### [RECORDS SHOWN]

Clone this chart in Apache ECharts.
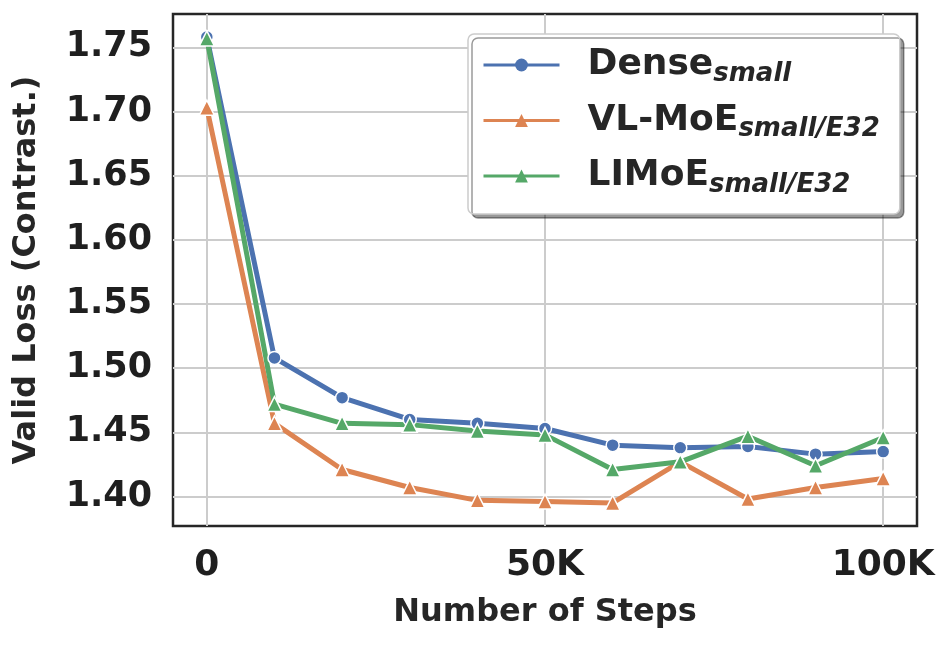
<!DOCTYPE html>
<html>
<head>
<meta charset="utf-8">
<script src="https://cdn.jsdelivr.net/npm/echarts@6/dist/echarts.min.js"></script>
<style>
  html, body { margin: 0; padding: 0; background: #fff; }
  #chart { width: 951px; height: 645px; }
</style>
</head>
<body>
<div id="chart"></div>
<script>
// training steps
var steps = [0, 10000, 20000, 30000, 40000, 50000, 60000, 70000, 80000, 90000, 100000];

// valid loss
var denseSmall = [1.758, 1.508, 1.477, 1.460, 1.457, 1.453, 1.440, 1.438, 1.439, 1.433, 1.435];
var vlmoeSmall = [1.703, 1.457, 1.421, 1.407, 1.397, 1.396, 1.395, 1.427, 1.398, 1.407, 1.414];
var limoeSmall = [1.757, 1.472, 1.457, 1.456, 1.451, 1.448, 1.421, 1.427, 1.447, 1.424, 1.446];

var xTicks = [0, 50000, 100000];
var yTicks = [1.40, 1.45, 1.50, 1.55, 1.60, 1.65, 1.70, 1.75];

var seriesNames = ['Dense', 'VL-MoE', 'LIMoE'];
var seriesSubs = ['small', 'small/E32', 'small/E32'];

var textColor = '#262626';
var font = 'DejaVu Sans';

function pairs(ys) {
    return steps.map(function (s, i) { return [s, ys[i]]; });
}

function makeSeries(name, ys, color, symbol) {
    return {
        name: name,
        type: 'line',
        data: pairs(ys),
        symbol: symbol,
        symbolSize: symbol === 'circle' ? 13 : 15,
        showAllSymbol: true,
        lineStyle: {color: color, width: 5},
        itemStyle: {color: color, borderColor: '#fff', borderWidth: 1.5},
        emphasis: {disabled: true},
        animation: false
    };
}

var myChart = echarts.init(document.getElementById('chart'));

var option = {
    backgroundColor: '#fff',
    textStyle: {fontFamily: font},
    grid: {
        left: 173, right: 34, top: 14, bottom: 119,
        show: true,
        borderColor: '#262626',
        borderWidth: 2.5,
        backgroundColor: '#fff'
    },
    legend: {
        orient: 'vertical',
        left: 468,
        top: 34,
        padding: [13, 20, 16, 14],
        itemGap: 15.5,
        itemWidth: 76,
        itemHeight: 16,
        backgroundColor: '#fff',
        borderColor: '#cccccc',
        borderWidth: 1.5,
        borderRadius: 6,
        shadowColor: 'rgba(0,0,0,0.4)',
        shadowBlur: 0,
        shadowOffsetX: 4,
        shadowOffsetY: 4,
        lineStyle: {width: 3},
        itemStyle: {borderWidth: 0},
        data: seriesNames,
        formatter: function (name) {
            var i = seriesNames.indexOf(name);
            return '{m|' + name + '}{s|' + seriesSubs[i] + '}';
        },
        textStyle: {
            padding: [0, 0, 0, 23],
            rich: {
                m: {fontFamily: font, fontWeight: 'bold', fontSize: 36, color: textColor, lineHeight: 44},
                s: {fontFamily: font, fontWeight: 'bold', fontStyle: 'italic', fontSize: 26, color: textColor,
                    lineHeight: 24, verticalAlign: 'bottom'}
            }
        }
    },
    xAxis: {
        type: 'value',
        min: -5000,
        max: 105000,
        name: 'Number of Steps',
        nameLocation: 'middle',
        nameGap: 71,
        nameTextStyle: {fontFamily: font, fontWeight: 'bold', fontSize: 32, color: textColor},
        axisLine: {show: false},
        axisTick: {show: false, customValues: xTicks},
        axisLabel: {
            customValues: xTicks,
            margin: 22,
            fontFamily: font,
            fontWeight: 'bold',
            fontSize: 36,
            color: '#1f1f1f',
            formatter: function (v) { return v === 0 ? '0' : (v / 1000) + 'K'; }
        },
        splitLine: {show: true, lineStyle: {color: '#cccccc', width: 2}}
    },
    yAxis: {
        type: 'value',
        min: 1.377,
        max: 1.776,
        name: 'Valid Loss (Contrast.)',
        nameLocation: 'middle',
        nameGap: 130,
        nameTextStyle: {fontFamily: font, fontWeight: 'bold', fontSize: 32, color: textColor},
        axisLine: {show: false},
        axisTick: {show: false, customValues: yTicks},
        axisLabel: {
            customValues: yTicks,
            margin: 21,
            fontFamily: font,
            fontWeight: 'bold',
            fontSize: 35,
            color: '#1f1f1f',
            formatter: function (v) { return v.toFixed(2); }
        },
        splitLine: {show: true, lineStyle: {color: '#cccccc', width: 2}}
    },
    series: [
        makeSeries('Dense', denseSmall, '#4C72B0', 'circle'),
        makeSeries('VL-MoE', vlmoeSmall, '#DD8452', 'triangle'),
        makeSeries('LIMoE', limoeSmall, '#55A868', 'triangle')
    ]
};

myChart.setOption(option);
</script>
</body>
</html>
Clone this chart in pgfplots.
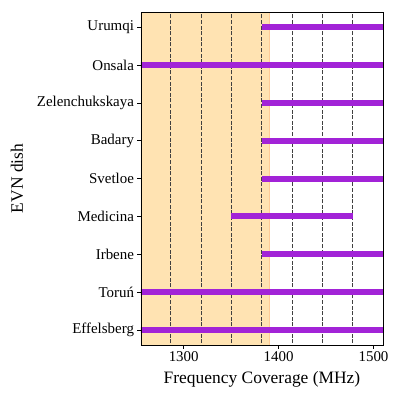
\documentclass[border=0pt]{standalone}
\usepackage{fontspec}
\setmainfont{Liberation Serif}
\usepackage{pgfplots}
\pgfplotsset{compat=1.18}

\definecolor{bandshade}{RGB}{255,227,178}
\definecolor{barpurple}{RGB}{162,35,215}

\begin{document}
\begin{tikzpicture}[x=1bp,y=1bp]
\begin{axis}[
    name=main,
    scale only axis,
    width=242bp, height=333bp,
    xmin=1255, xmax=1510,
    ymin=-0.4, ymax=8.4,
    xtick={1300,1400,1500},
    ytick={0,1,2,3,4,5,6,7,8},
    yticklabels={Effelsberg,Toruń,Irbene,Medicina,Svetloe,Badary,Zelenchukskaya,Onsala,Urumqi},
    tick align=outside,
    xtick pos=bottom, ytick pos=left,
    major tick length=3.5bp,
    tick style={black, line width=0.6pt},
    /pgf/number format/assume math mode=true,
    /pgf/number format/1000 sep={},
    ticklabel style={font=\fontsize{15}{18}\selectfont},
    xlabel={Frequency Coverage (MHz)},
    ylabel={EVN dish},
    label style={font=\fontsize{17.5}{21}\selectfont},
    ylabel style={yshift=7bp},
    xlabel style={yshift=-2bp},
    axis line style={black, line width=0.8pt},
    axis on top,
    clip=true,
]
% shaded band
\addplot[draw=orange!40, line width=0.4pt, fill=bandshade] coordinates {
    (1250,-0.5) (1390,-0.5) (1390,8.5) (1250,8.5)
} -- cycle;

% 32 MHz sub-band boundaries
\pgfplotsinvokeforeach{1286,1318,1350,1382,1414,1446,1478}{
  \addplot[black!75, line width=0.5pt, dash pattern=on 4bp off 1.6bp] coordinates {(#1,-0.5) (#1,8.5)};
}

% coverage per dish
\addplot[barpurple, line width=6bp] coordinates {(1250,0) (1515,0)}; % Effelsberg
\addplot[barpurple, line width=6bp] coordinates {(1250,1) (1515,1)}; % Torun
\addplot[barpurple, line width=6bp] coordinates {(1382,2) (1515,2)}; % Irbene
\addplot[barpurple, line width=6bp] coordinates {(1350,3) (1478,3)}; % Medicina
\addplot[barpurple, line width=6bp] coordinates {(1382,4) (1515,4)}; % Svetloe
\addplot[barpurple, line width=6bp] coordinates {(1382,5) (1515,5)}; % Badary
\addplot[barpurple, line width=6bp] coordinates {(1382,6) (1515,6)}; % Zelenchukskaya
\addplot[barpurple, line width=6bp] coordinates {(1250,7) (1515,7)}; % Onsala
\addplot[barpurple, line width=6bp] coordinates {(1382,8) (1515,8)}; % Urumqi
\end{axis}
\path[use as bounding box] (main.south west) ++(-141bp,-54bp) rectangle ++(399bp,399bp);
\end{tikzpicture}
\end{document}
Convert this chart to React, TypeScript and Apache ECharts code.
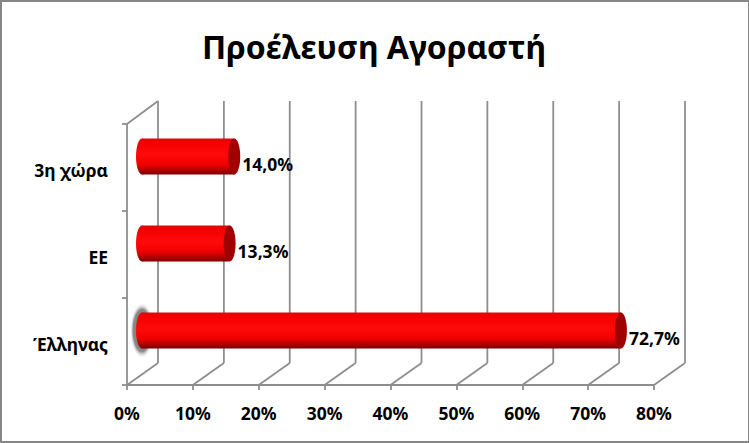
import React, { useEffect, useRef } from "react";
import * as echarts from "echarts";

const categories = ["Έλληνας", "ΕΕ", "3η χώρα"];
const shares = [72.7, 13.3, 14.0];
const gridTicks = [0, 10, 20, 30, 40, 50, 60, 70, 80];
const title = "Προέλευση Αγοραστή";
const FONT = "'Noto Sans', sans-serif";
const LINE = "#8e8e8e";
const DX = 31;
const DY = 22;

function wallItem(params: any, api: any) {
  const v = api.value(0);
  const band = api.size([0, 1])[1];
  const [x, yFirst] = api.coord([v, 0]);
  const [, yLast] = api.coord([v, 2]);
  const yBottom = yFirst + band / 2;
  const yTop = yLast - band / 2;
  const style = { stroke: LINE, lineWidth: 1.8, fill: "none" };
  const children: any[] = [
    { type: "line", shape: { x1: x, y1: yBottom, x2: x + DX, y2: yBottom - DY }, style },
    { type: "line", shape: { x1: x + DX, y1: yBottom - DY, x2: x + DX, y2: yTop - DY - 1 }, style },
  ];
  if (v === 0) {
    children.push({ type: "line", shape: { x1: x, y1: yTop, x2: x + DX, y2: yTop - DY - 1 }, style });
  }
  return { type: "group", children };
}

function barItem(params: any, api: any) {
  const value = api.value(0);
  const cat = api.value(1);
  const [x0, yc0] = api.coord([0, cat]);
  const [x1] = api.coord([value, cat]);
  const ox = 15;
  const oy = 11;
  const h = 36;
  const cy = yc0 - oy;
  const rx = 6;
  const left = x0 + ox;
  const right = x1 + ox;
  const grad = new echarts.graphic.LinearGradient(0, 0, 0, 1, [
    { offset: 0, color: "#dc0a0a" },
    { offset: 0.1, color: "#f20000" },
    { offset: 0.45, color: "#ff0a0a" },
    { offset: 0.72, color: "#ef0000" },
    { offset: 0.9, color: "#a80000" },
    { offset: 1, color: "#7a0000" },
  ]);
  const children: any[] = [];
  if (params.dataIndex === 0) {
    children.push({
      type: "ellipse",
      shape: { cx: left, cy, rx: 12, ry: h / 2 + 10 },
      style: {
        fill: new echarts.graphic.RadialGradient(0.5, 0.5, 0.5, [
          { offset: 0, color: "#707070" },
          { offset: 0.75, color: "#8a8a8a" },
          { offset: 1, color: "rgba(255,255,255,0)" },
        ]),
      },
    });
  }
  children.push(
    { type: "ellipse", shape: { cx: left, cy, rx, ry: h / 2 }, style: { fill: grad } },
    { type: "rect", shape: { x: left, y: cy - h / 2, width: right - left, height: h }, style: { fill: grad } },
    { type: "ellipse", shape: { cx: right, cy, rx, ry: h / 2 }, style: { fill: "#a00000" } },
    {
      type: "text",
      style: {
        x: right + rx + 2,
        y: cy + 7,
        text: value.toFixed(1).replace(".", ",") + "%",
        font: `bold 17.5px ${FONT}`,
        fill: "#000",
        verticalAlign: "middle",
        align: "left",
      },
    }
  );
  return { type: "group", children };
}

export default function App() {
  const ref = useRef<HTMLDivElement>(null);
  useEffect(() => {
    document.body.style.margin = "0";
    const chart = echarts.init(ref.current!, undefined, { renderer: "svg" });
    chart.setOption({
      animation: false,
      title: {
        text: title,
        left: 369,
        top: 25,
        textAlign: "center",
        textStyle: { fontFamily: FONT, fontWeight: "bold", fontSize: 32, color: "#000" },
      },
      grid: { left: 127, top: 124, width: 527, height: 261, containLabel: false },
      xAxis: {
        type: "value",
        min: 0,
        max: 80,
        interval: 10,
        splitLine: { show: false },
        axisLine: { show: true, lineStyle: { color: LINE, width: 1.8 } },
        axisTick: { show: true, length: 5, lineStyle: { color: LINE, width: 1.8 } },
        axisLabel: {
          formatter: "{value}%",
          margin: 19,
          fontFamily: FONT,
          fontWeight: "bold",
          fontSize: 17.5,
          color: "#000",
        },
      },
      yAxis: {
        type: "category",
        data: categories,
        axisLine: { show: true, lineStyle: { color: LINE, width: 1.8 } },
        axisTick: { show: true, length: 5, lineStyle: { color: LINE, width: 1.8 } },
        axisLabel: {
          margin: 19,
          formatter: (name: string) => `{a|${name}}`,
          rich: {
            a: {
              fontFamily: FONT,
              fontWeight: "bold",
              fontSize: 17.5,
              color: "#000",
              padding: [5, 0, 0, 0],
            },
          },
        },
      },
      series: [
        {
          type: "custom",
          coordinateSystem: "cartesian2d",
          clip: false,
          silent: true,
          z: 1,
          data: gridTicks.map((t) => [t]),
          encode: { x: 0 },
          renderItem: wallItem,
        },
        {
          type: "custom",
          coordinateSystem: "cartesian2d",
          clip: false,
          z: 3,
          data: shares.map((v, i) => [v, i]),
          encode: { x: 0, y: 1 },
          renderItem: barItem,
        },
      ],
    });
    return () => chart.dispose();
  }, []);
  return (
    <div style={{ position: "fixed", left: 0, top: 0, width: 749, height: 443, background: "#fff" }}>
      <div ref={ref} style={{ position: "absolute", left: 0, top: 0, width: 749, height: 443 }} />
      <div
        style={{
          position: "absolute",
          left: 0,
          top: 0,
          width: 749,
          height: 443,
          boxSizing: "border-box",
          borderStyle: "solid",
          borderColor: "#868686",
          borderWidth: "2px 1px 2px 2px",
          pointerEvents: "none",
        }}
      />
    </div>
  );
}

### [JOB]
Of all the lines in the listing above, how many include "this"? Write only the number.

### [WRITTEN ANSWER]
3